La génération Z est également sensible à la diversité ?
L.T : Elle valorise la diversité sous toutes ses formes – ethnique, culturelle, de genre, ou sexuelle. Ils s’attendent à ce que leur lieu de travail reflète cette diversité et à ce que les politiques de l’entreprise favorisent un environnement inclusif. Pour manager efficacement cette génération, il faut non seulement prôner la diversité mais aussi s’assurer qu’elle soit réellement intégrée dans la culture d’entreprise.
Les entreprises doivent également adopter un vocabulaire respectant tous les collaborateurs. En clair, les propos dénigrants, les actes stigmatisant ou encore les blagues déplacées ne sont plus tolérées. Il faut prendre en compte cette donne pour ne pas braquer la génération Z. Cette dernière a besoin de se reconnaître dans les valeurs de son employeur.
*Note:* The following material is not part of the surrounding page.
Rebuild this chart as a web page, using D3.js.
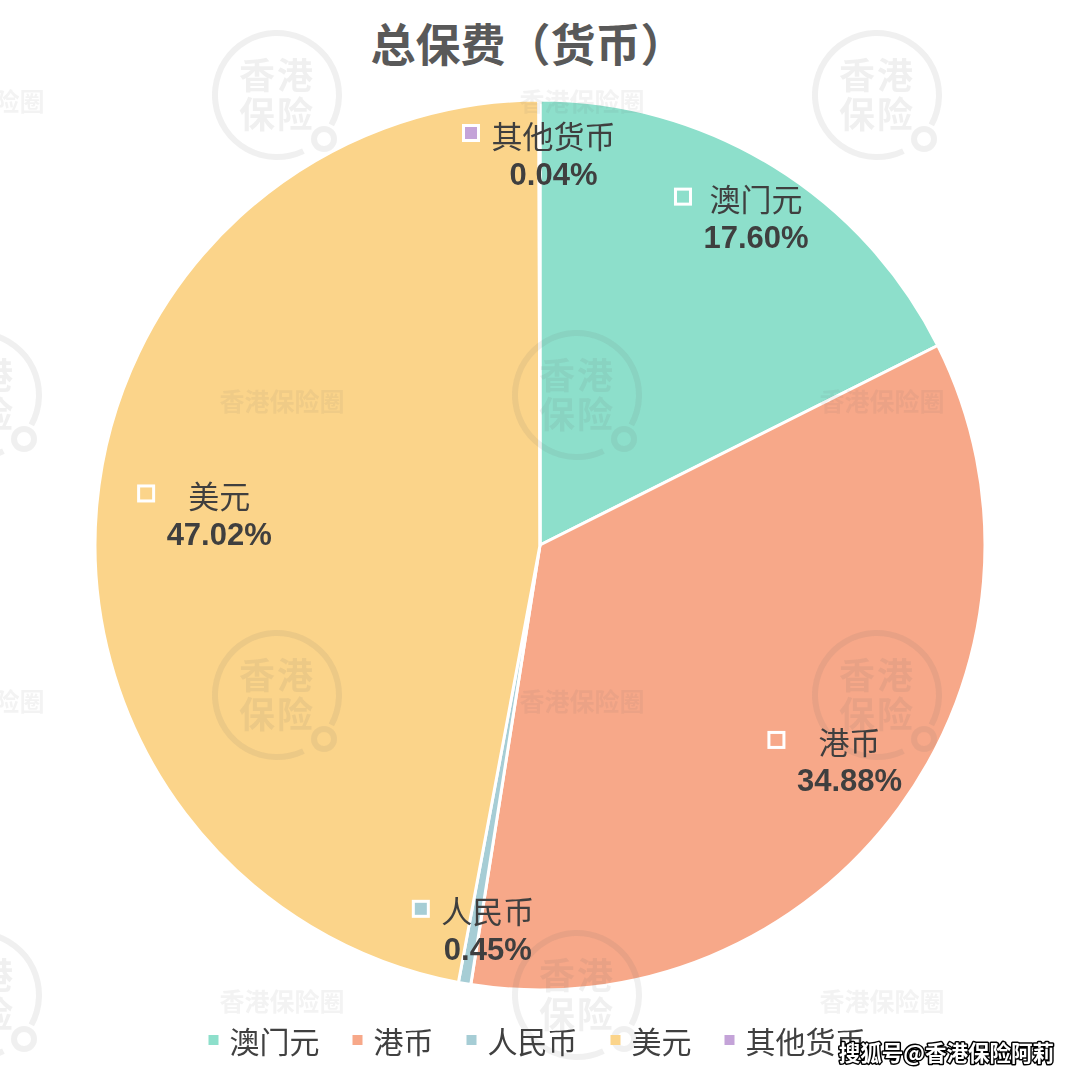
<!DOCTYPE html>
<html>
<head>
<meta charset="utf-8">
<script src="https://cdn.jsdelivr.net/npm/d3@7"></script>
<style>
  html, body { margin: 0; padding: 0; background: #ffffff; }
  svg { display: block; }
</style>
</head>
<body>
<svg id="chart" width="1080" height="1075"></svg>
<script>
// ---- data ----
const title = "总保费（货币）";
const categories = ["澳门元", "港币", "人民币", "美元", "其他货币"];
const values = [17.60, 34.88, 0.45, 47.02, 0.04];
const colors = ["#8ddfcb", "#f7a889", "#a6cdd5", "#fbd48a", "#c4a3d8"];
const credit = "搜狐号@香港保险阿莉";
const wmLogoText = ["香港", "保险"];
const wmText = "香港保险圈";

// ---- layout ----
const W = 1080, H = 1075;
const cx = 540, cy = 545, R = 445;
const cjk = "'Noto Sans CJK SC', 'Noto Sans', sans-serif";
const num = "'Liberation Sans', Arial, 'Noto Sans CJK SC', sans-serif";

const svg = d3.select("#chart");
const data = categories.map((c, i) => ({ name: c, value: values[i], color: colors[i] }));

// title
svg.append("text")
  .attr("x", 528).attr("y", 42)
  .attr("text-anchor", "middle").attr("dominant-baseline", "central")
  .attr("font-family", cjk).attr("font-weight", "bold").attr("font-size", 45)
  .attr("fill", "#595959").text(title);

// pie
const pie = d3.pie().sort(null).value(d => d.value).startAngle(0).endAngle(2 * Math.PI);
const arcs = pie(data);
const arc = d3.arc().innerRadius(0).outerRadius(R);
const g = svg.append("g").attr("transform", `translate(${cx},${cy})`);
g.selectAll("path.slice").data(arcs).join("path")
  .attr("class", "slice")
  .attr("d", arc)
  .attr("fill", d => d.data.color)
  .attr("stroke", "#ffffff").attr("stroke-width", 3).attr("stroke-linejoin", "round");

// watermarks (faint)
const wm = svg.append("g").attr("opacity", 0.1).attr("pointer-events", "none");
const ringArc = d3.arc().innerRadius(59).outerRadius(65).startAngle(0.86 * Math.PI).endAngle(2.66 * Math.PI);
const logoPos = [[277, 95], [877, 95], [577, 395], [-23, 395], [277, 695], [877, 695], [577, 995], [-23, 995]];
const textPos = [[582, 100], [-18, 100], [282, 400], [882, 400], [582, 700], [-18, 700], [282, 1000], [882, 1000]];
logoPos.forEach(([x, y]) => {
  const lg = wm.append("g").attr("transform", `translate(${x},${y})`);
  lg.append("path").attr("d", ringArc).attr("fill", "#6a6a6a");
  lg.append("circle").attr("cx", 47).attr("cy", 44).attr("r", 10)
    .attr("fill", "none").attr("stroke", "#6a6a6a").attr("stroke-width", 6);
  wmLogoText.forEach((t, i) => {
    lg.append("text").attr("x", 0).attr("y", i === 0 ? -22 : 17)
      .attr("text-anchor", "middle").attr("dominant-baseline", "central")
      .attr("font-family", cjk).attr("font-weight", "bold").attr("font-size", 36)
      .attr("letter-spacing", 2)
      .attr("fill", "#6a6a6a").text(t);
  });
});
textPos.forEach(([x, y]) => {
  wm.append("text").attr("x", x).attr("y", y)
    .attr("text-anchor", "middle").attr("dominant-baseline", "central")
    .attr("font-family", cjk).attr("font-weight", "bold").attr("font-size", 25)
    .attr("fill", "#6a6a6a").attr("opacity", 0.8).text(wmText);
});

// data labels (inside end, with legend key)
const measurer = svg.append("text").attr("visibility", "hidden");
function textWidth(str, family, size, weight) {
  measurer.attr("font-family", family).attr("font-size", size).attr("font-weight", weight).text(str);
  return measurer.node().getComputedTextLength();
}
const labelSize = 31, keySize = 15, keyGap = 13, lineGap = 40, pad = 18;
const labels = svg.append("g");
arcs.forEach(a => {
  const mid = (a.startAngle + a.endAngle) / 2;
  const sx = Math.sin(mid), sy = -Math.cos(mid);
  const pctStr = d3.format(".2f")(a.data.value) + "%";
  const w1 = textWidth(a.data.name, cjk, labelSize, "normal");
  const w2 = textWidth(pctStr, num, labelSize, "bold");
  const tw = Math.max(w1, w2);
  const bw = keySize + keyGap + tw, bh = 72;
  const t = Math.min(Math.abs(sx) > 1e-6 ? (bw / 2) / Math.abs(sx) : Infinity,
                     Math.abs(sy) > 1e-6 ? (bh / 2) / Math.abs(sy) : Infinity);
  // wide horizontal labels sit a little further from the rim
  const d = R - pad - t - 25 * Math.max(0, Math.abs(sx) - 0.9) * 10;
  const bx = cx + d * sx, by = cy + d * sy;
  const tx = bx + (keySize + keyGap) / 2;
  const y1 = by - lineGap / 2, y2 = by + lineGap / 2;
  labels.append("rect")
    .attr("x", tx - tw / 2 - keyGap - keySize).attr("y", y1 - keySize / 2 - 1)
    .attr("width", keySize).attr("height", keySize)
    .attr("fill", a.data.color).attr("stroke", "#ffffff").attr("stroke-width", 3);
  labels.append("text").attr("x", tx).attr("y", y1)
    .attr("text-anchor", "middle").attr("dominant-baseline", "central")
    .attr("font-family", cjk).attr("font-size", labelSize)
    .attr("fill", "#3f3f3f").text(a.data.name);
  labels.append("text").attr("x", tx).attr("y", y2)
    .attr("text-anchor", "middle").attr("dominant-baseline", "central")
    .attr("font-family", num).attr("font-weight", "bold").attr("font-size", labelSize)
    .attr("fill", "#3f3f3f").text(pctStr);
});

// legend
const legSize = 30, legKey = 10, legKeyGap = 11, legItemGap = 33, legY = 1040;
const items = data.map(d => ({ ...d, w: textWidth(d.name, cjk, legSize, "normal") }));
const total = d3.sum(items, d => legKey + legKeyGap + d.w) + legItemGap * (items.length - 1);
let lx = 537 - total / 2;
const leg = svg.append("g");
items.forEach(it => {
  leg.append("rect").attr("x", lx).attr("y", legY - legKey / 2)
    .attr("width", legKey).attr("height", legKey).attr("fill", it.color);
  leg.append("text").attr("x", lx + legKey + legKeyGap).attr("y", legY)
    .attr("dominant-baseline", "central")
    .attr("font-family", cjk).attr("font-size", legSize)
    .attr("fill", "#404040").text(it.name);
  lx += legKey + legKeyGap + it.w + legItemGap;
});
measurer.remove();

// credit overlay
svg.append("text").attr("x", 1054).attr("y", 1051)
  .attr("text-anchor", "end").attr("dominant-baseline", "central")
  .attr("font-family", cjk).attr("font-weight", "bold").attr("font-size", 21.5)
  .attr("fill", "#ffffff").attr("stroke", "#000000").attr("stroke-width", 3)
  .attr("paint-order", "stroke").attr("stroke-linejoin", "round")
  .text(credit);
</script>
</body>
</html>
Vous avez évoqué le développement personnel. Pourquoi ces éléments sont-ils si importants pour cette génération ?
L.T : La génération Z souhaite être maîtresse de sa carrière. Elle veut des opportunités d’apprentissage et de croissance constante. Contrairement aux X, qui acceptaient une progression de carrière lente et graduelle, les Z attendent des résultats rapides et visibles. Ils comptent s’approprier des projets, expérimenter, et même prendre des risques. Les managers doivent donc leur offrir un cadre dynamique, tout en étant présents pour les guider et les coacher.
Est-ce qu’ils sont réceptifs au feedback ?
L.T : Ils y sont non seulement réceptifs, mais ils en demandent ! Terminé l’entretien annuel d’évaluation, la génération attend des retours fréquents et constructifs de la part des cadres dirigeants. Une bonne stratégie managériale inclut des sessions de feedback régulières et informelles, ainsi qu’une transparence totale sur les performances.
Les Z ont été surprotégés par leur famille, ce qui peut les rendre plus vulnérables à la réalité professionnelle. C’est pourquoi les managers doivent trouver les mots pour les diriger, sans les brusquer. Comme ils n’ont pas de plan de carrière, les Z n’ont pas de problème à claquer la porte d’une entreprise.
Parlez-nous de leur rapport à la technologie. Après tout, ils ont grandi avec Internet…
L.T : Exactement. La génération Z est la première à être totalement née à l’ère numérique. Ils maîtrisent naturellement les outils technologiques, et s’attendent à ce que leur environnement de travail soit à la pointe en la matière. Pour les retenir, les entreprises doivent s’assurer qu’elles disposent des derniers outils de collaboration, des logiciels efficaces et de processus optimisés. Un manager qui refuse ou tarde à adopter les nouvelles technologies risque de perdre l’engagement des Z, et donc leurs talents digitaux essentiels aujourd’hui.
D’après votre expérience professionnelle internationale, pouvez-vous nous dire si ces aspirations de la génération Z sont globales, ou spécifiques aux jeunes français ?
L.T : Les caractéristiques de la génération Z se retrouvent dans tout l’occident. Le sujet ne se pose pas encore au Maghreb, région prônant le respect de la hiérarchie et la notion de bon soldat. L’Afrique dans son ensemble ne s’intéresse pas aux aspirations des Z. Même constat pour l’Asie et l’Inde, avec bien sûr des spécificités, notamment en Chine.